One would imagine that the Directorate of Communication at State House should be empowered to be able to coordinate all of this. How about him doing a concept paper restructuring the information and communication flow in and around State House and setting up a team that listens to and takes instructions from him? But how can that happen when a good number of staff are not there because they are qualified or competent but because they are a friend of a friend of a friend.
That coordination cannot easily come about when the department is disconnected from the Minister of Information and his deputy both of whom are Co-spokesmen of Government, which extends to the presidency. There is a Deputy Government Spokesman as well and what does he do or what does anyone know about him? Or why is he even there? So one wonders what his own job description is – if anything.

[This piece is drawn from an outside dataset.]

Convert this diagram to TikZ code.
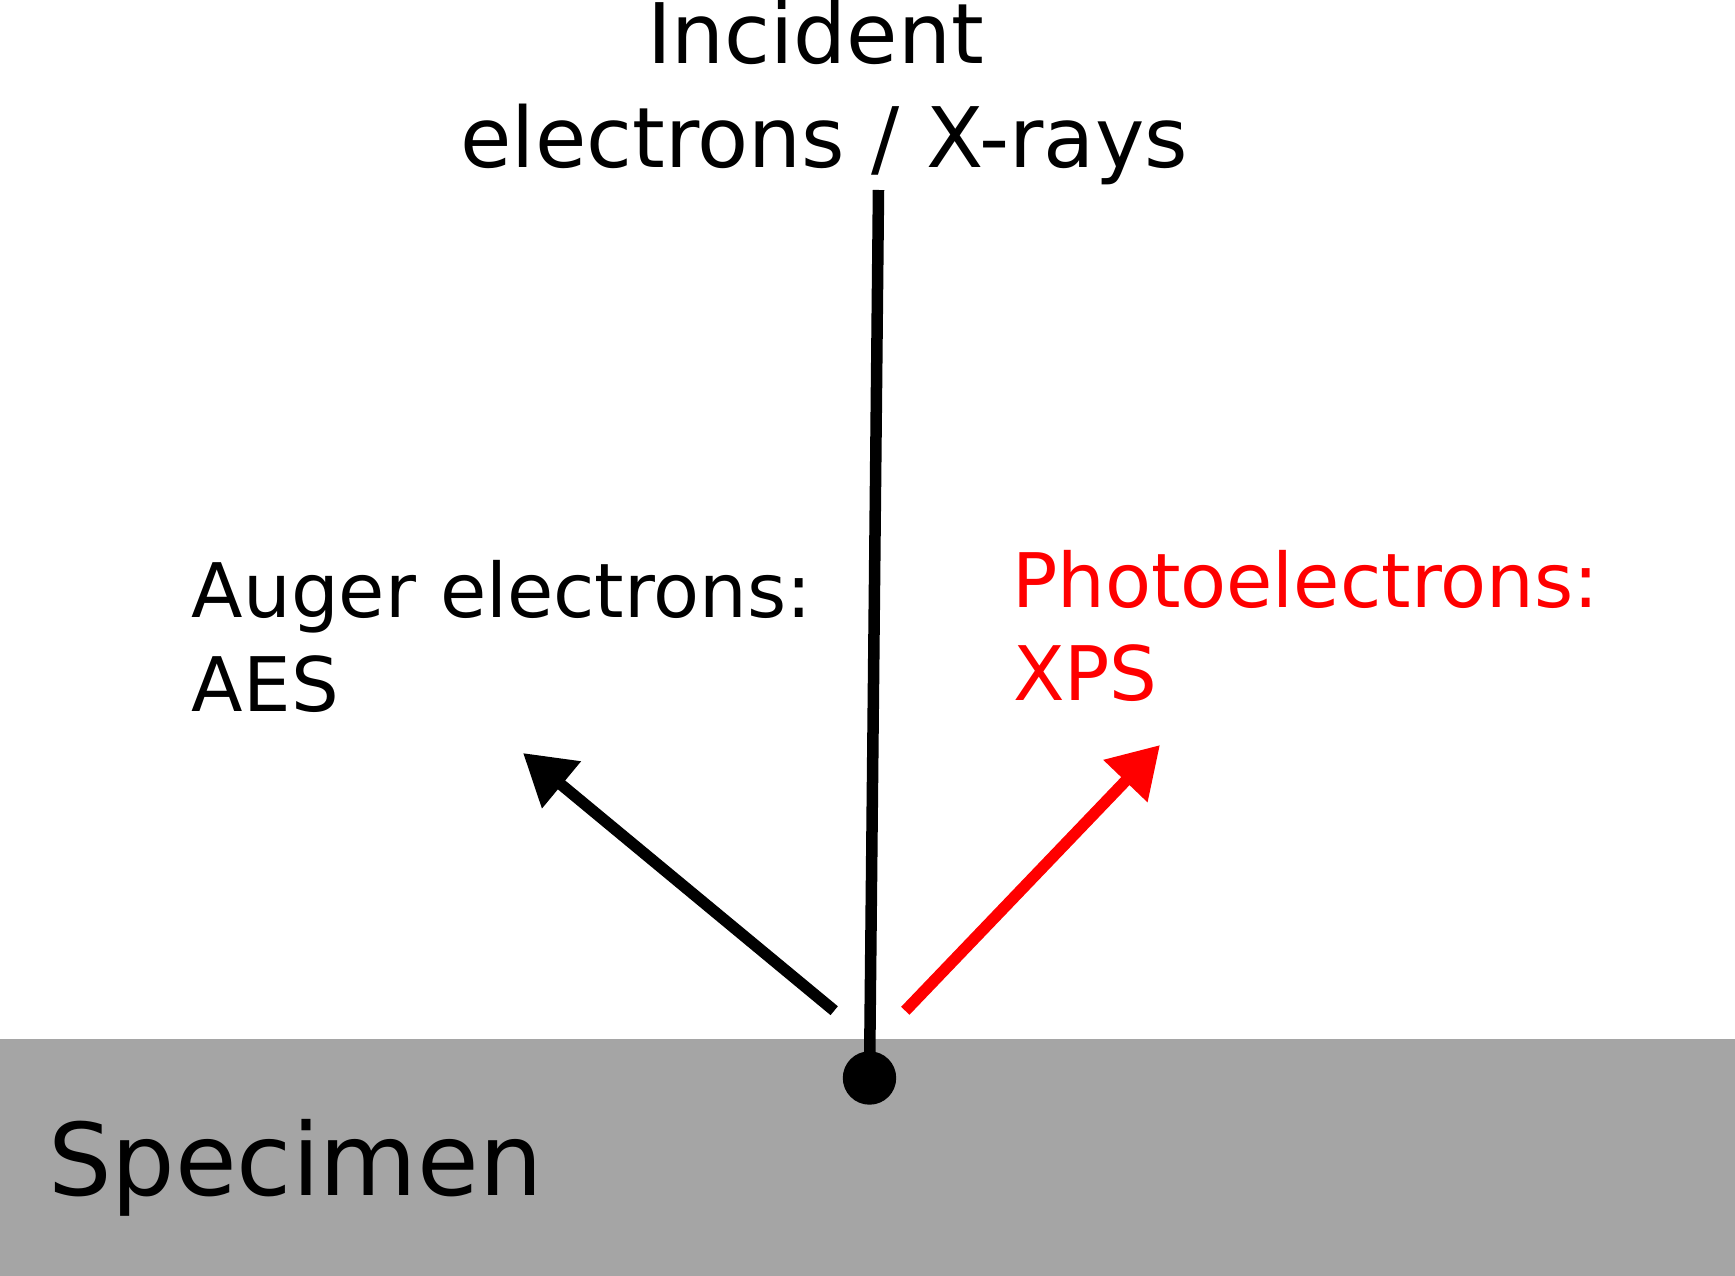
\documentclass[tikz,border=0pt]{standalone}
\usepackage{fontspec}
\setmainfont{DejaVu Sans}
\usetikzlibrary{arrows.meta}
\definecolor{specgray}{RGB}{165,165,165}
\definecolor{xpsred}{RGB}{255,0,0}
\tikzset{
  lbl/.style={inner sep=0pt, outer sep=0pt, anchor=base west},
  ray/.style={line width=0.115cm},
  emit/.style={ray, -{Triangle[length=0.5cm,width=0.58cm]}},
}
\begin{document}
\begin{tikzpicture}[x=0.01cm,y=-0.01cm]
\useasboundingbox (0,0) rectangle (1735,1276);
\fill[white] (0,0) rectangle (1735,1276);
\fill[specgray] (0,1039) rectangle (1735,1276);
% texts
\node[lbl, font=\fontsize{23.75pt}{29pt}\selectfont] (inc1) at (647,64) {Incident};
\node[lbl, font=\fontsize{23.75pt}{29pt}\selectfont] (inc2) at (460.5,168) {electrons / X-rays};
\node[lbl, font=\fontsize{21.4pt}{26pt}\selectfont] (aug1) at (192,617.7) {Auger electrons:};
\node[lbl, font=\fontsize{21.4pt}{26pt}\selectfont] (aug2) at (192,711.7) {AES};
\node[lbl, font=\fontsize{21.4pt}{26pt}\selectfont, text=xpsred] (ph1) at (1012,607.3) {Photoelectrons:};
\node[lbl, font=\fontsize{21.4pt}{26pt}\selectfont, text=xpsred] (ph2) at (1013,701) {XPS};
\node[lbl, font=\fontsize{28.5pt}{34pt}\selectfont] (spec) at (48,1195.7) {Specimen};
% impact point
\node[circle, fill=black, minimum size=0.534cm, inner sep=0pt] (dot) at (869.5,1078) {};
\coordinate (beamtop) at (878.5,190);
\draw[ray, line cap=butt] (beamtop) -- (dot.center);
% emitted electrons
\coordinate (augstart) at (834.2,1010.7);
\coordinate (augtip) at (523,753);
\coordinate (phstart) at (905.3,1010.8);
\coordinate (phtip) at (1160,745);
\draw[emit] (augstart) -- (augtip);
\draw[emit, draw=xpsred, fill=xpsred] (phstart) -- (phtip);
\end{tikzpicture}
\end{document}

But back to the Directorate of Communication at State House, he should operate an office that must ensure that all releases and statements from or about the Presidency are vetted by him; otherwise who is held responsible for such releases when they go awry like the one issued by the new Presidential Media Adviser who sounded to be beating his chest in a press release about some alleged opposition members who'd crossed carpet to the ruling party and decided to burn opposition t-shirts at an apparent presidential function at Lokomassama? No-one was reprimanded let alone buts kicked for it. If that had been vetted it would not have caused the scandal it has brought about in the eyes of those who like decency in politics.
The President's PR men should be reminded that the state pays them, not the president personally. They should, in their overzealousness not blur the line. The idea of sending press releases deriding opponents and attacking them virulently on unsubstantiated allegations – or even telling or writing lies about them is a faux pas. But the president can save himself and the government from all of this. He should appoint people based on merit. He should ensure they are needed and not wanted. They are not undermined by those who feel they are closer to the President or close to someone close to him.
Unisa Sesay is a career media person. He should not be relegated to appearing only on the watered down Inside The Media programme on what is still, ostensibly and effectively, a state-controlled media. But he should also do himself a favour by doing what he can and should do...and not what makes people think he is doing something good.